In the first 100 days of 2017, the RAF deployed 216 bombs and missiles against IS, according to the BBC.
The MoD has rejected evidence of civilian casualties. Campaigners have called the MoD’s figures “statistically impossible.”
Monitoring group Airwars said there is no way innocent people have not been harmed.
“Air strikes by all parties remain the primary cause of civilian harm in Iraq and Syria,” said the group’s director, Chris Woods.
“The US, for example, has conceded around one [civilian] death for every 40 of its anti-IS strikes.”
According to US figures, 484 civilians have died as a result of coalition airstrikes, after an admission in June.
The defeat of IS in many of the group’s major urban strongholds has sent jihadists scrambling into the desert – many foreigners among them hoping to return to their homes in Europe.
Although Mosul has been liberated, pockets of those affiliated to IS leader Abu Bakr Al-Baghdadi remain.

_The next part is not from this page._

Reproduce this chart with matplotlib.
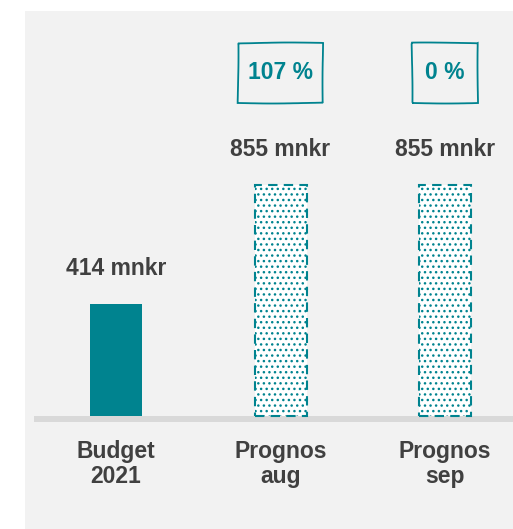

Airstrikes are currently being used to dislodge the group in Raqqa.
On Wednesday, the MoD released footage of a drone strike in May, in which an IS sniper was targeted with a Hellfire. Civilians can be seen fleeing the scene.
“Given the ruthless and inhuman behavior of our adversary, including the deliberate use of human shields, we must accept that the risk of inadvertent civilian casualties is ever present,” an MoD spokesman told PA.